Come si sarebbe mosso il PIL italiano se l’economia avesse proseguito sulla strada della crescita?
Smanettando su Bloomberg, mi sono imbattuto in un grafico sull’Italia che – nella sua semplicità – mi ha colpito, e che vi ripropongo dopo averlo riprodotto: è una comparazione tra la traiettoria effettiva del PIL reale italiano e quello che sarebbe stato se la nostra economia avesse continuato a crescere al ritmo del quinquennio precedente la crisi del 2008. Eccolo:
La differenza tra l’ipotetico PIL reale dell’Italia e quello che si è concretizzato è pari a 17,3%. Numerone. Ciò significa, in buona sostanza, che l’impatto della crisi finanziaria e del debito che ha investito l’eurozona (con tutti gli strascichi annessi e connessi) è stato pari a oltre il 17% del PIL reale, secondo una grezza valutazione.
Grezza sì, ma che deve comunque far riflettere
Bisogna considerare prima di tutto che il trend medio di crescita dell’economia reale italiana nel periodo 2003-2008 non era esattamente quello della Cina: il PIL cresceva a un mesto 1,26% annuo. La crisi finanziaria ci ha dunque fatto piombare dalla padella nella brace.

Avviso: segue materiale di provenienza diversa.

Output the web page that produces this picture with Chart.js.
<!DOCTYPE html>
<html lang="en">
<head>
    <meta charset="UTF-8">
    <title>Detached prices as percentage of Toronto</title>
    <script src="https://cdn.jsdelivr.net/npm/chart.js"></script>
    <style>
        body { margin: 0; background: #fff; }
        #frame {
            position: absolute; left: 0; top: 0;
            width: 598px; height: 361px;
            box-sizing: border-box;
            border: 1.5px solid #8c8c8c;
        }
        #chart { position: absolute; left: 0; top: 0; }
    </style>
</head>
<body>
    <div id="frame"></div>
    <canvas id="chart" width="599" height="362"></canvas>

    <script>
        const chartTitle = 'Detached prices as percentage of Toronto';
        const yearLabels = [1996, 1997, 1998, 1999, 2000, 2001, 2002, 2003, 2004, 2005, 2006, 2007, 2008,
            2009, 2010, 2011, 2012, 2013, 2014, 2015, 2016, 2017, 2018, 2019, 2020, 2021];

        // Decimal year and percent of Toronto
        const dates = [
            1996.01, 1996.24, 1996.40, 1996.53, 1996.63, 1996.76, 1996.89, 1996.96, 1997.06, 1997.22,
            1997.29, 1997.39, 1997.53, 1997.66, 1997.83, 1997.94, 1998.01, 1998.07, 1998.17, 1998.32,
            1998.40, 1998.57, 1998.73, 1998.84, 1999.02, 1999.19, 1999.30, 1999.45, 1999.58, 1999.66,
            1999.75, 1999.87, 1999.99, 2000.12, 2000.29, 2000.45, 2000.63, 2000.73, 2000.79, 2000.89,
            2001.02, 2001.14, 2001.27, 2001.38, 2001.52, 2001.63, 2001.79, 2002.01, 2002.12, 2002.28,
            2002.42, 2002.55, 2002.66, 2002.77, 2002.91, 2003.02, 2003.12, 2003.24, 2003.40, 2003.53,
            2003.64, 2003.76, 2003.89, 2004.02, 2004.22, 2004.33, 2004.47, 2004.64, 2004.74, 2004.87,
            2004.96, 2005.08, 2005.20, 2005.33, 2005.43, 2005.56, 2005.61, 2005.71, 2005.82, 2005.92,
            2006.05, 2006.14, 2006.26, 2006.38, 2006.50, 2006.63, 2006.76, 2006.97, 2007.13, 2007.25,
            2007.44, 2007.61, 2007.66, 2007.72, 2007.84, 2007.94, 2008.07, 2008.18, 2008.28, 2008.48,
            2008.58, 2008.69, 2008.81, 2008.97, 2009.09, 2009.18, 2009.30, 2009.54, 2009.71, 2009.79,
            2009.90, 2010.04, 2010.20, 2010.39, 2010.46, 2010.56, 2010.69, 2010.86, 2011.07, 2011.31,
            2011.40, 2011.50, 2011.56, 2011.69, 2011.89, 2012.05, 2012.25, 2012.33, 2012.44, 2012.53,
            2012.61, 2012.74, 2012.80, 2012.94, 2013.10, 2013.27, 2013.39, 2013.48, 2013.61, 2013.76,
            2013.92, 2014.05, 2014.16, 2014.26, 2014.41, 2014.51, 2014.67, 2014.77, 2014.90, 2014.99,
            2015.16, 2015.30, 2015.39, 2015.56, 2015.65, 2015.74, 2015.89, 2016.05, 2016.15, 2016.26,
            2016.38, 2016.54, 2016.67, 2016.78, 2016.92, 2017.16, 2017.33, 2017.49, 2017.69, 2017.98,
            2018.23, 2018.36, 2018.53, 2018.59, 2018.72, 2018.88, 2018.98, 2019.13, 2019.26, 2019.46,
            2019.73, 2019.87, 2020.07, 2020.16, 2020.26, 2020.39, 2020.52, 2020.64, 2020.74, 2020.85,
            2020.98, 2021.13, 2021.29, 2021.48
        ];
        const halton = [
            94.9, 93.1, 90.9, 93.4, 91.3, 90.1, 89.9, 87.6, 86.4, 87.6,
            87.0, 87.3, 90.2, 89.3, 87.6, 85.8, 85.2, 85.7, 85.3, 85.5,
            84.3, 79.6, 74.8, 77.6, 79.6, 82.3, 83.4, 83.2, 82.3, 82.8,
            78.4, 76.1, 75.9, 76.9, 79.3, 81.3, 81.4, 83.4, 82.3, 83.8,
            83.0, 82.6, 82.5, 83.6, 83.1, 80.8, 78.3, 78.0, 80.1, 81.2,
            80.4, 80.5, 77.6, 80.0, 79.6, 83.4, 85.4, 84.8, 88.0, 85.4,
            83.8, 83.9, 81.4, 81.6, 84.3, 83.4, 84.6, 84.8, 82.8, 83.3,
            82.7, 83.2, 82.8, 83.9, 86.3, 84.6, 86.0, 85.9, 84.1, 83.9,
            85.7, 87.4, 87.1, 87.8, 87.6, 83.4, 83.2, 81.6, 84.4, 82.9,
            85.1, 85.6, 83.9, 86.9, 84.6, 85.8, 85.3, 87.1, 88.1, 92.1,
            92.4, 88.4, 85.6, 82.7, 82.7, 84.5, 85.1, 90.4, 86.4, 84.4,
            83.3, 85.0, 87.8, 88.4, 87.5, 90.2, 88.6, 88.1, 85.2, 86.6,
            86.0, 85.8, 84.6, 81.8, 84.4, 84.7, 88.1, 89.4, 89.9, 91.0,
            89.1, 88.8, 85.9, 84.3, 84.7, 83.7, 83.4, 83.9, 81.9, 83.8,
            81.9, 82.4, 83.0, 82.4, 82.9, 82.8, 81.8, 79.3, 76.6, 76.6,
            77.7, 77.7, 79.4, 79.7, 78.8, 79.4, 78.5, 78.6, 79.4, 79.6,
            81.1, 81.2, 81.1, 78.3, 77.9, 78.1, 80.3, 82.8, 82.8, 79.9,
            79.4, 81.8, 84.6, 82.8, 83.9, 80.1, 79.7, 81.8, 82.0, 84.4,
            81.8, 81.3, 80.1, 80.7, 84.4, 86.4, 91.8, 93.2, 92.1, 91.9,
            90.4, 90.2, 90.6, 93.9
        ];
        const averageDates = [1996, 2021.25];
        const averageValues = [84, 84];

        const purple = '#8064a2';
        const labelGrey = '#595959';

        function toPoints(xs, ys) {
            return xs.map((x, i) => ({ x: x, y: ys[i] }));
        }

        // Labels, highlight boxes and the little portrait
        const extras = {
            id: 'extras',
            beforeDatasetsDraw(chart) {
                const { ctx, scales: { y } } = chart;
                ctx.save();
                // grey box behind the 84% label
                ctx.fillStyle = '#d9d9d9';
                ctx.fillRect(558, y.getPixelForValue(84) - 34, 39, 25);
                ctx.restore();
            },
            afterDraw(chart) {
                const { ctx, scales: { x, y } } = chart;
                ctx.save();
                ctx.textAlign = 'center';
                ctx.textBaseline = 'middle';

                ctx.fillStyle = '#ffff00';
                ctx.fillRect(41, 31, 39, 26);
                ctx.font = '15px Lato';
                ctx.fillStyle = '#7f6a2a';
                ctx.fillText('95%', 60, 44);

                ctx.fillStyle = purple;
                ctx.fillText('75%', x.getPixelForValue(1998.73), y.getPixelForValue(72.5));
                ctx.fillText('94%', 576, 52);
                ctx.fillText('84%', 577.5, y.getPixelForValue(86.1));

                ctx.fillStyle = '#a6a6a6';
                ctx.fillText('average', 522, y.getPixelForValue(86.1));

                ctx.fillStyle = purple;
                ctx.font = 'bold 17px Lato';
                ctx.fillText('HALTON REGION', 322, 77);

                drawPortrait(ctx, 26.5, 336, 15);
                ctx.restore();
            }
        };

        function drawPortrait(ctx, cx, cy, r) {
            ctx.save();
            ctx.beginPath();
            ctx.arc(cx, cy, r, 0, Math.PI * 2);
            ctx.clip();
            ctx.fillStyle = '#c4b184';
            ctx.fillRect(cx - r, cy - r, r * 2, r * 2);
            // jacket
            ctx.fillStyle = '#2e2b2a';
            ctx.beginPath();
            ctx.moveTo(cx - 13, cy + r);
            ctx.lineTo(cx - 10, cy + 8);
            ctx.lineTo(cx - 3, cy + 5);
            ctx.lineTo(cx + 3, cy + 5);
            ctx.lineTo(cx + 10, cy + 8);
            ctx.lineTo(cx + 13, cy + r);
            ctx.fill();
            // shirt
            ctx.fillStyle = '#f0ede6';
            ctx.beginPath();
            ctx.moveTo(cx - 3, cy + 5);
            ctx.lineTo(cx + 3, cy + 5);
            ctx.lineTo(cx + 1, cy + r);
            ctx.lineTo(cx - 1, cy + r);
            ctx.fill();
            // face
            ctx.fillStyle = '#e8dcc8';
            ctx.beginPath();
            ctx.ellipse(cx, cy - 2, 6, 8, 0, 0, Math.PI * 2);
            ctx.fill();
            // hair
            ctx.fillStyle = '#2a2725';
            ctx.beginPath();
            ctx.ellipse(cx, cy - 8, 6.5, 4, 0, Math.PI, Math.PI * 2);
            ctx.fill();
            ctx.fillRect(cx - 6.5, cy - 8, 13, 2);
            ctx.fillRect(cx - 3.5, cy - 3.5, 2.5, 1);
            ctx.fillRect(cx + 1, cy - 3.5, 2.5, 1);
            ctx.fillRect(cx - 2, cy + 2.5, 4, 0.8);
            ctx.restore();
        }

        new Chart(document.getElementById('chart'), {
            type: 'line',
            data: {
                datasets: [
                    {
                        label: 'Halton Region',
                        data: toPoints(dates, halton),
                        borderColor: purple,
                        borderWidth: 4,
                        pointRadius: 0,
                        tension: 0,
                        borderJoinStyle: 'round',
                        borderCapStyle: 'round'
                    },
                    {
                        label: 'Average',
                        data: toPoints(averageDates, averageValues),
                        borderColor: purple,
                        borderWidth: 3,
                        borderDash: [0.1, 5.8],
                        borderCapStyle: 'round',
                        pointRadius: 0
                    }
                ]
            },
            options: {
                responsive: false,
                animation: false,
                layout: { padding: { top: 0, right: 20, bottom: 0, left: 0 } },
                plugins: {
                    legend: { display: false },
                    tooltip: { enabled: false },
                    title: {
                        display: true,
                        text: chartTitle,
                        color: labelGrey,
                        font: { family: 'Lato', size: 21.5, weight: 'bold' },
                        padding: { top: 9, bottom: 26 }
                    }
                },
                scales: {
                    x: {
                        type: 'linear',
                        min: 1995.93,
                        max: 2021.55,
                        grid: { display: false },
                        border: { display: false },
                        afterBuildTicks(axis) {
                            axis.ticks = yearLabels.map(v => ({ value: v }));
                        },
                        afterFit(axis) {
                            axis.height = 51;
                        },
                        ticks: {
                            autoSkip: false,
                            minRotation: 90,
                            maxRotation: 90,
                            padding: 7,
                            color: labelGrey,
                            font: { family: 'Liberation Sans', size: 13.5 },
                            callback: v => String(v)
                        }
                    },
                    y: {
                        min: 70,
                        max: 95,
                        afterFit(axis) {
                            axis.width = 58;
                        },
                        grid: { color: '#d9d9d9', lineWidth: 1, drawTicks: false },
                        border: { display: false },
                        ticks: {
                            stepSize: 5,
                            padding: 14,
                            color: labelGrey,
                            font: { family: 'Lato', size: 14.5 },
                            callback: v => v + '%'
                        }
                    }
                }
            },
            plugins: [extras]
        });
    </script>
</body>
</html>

E poi, viene da pensare che, in fondo, l’Italia è il simbolo di ciò che non va nell’eurozona: produttività bassa, crescita economica esangue, disoccupazione elevata, inefficienza politica e burocrazia paralizzante.
Tutto ciò è il frutto di scellerati decenni di assenza di politica industriale, un vuoto portato a piena maturazione dalla teutonica politica europea di Austerity, mantenuta rigida anche in piena crisi economica. Ovviamente, stando ai dati economici, politica fiscale restrittiva e stretta creditizia non sono esattamente gli ingredienti migliori per una ricetta di crescita economica.
Qualche miglioramento si vede
In Italia la disoccupazione diminuisce, seppur di poco, e l’economia è tornata a crescere a tassi positivi, anche se mignon. Sono per lo più miglioramenti congiunturali, e non molto strutturali, che dipendono in buona parte da fattori esterni all’Italia, quali il valore dell’euro rispetto alle altre divise e la politica monetaria della BCE. È comunque a mio parere positivo che prenda sempre più piede nell’eurozona un’idea politica tesa a superare l’Austerity (cosa che risponderebbe anche all’avanzata populista in atto in tutta l’Europa).
Serve un cambiamento di portata europea
Ma gli ostacoli da superare sono ancora molti, e ne abbiamo avuto la prova durante il recente meeting del G20 di Shanghai: la divisione sulle soluzioni per rinvigorire l’anemica crescita economica è stata netta, con la Germania pronta a bocciare la proposta del Fondo Monetario Internazionale di un piano di stimoli fiscali e monetari. Resta il fatto che l’Italia dovrà impegnarsi per recuperare il terreno perduto. E difficilmente potrà riuscirci senza un cambiamento di portata europea: con gli attuali vincoli di bilancio, gli spazi di manovra del Governo non sono molti.